Discrete Fourier transforms and their inverses can be computed quickly using the FFT algorithm, especially when N is highly composite; that is, it can be decomposed into many factors, such as a power of 2. By the discrete convolution theorem, the convolution of two vectors is the inverse Fourier transform of the element-by-element product of their Fourier transforms. This, however, requires certain periodicity assumptions, which explains why the vectors $\bK $ and $\bC $ require zero-padding. This is to avoid wrap-around effects (see Press et al.; 1988, pp. 410–411). The vector $\bK $ is actually mirror-imaged so that the convolution of $\bC $ and $\bK $ will be the vector of binned estimates. Thus, if S denotes the inverse Fourier transform of the element-by-element product of the Fourier transforms of $\bK $ and $\bC $, then the first g elements of S are the estimates.

The bivariate Fourier transform of an $N_{1}\times N_{2}$ complex matrix having $ (l_{1}+1,l_{2}+1)$ entry equal to $z_{l_{1}l_{2}}$ is the $N_{1}\times N_{2}$ matrix with $ (j_{1}+1,j_{2}+1)$ entry given by

\[  Z_{j_{1}j_{2}}=\sum _{l_{1}=0}^{N_{1}-1} \sum _{l_{2}=0}^{N_{2}-1} z_{l_{1}l_{2}} e^{2\pi i(l_{1}j_{1}/N_{1}+l_{2}j_{2}/N_{2})}  \]

and the formula of the inverse is

\[  z_{l_{1}l_{2}}=(N_{1}N_{2})^{-1} \sum _{j_{1}=0}^{N_{1}-1} \sum _{j_{2}=0}^{N_{2}-1} Z_{j_{1}j_{2}} e^{-2\pi i(l_{1}j_{1}/N_{1}+l_{2}j_{2}/N_{2})}  \]

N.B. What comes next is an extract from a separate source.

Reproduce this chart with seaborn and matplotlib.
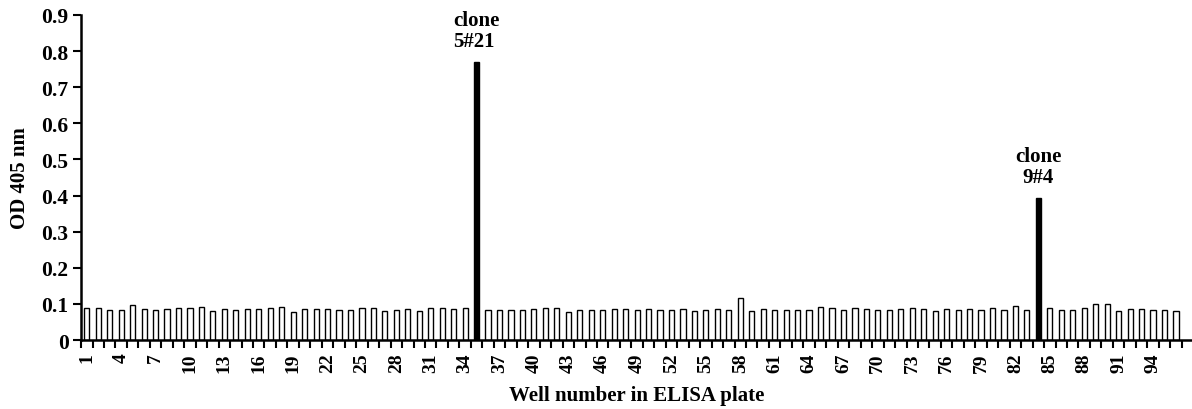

The same discrete convolution theorem applies, and zero-padding is needed for matrices $\bC $ and $\bK $. In the case of $\bK $, the matrix is mirror-imaged twice. Thus, if S denotes the inverse Fourier transform of the element-by-element product of the Fourier transforms of $\bK $ and $\bC $, then the upper-left $g_{X}\times g_{Y}$ corner of S contains the estimates.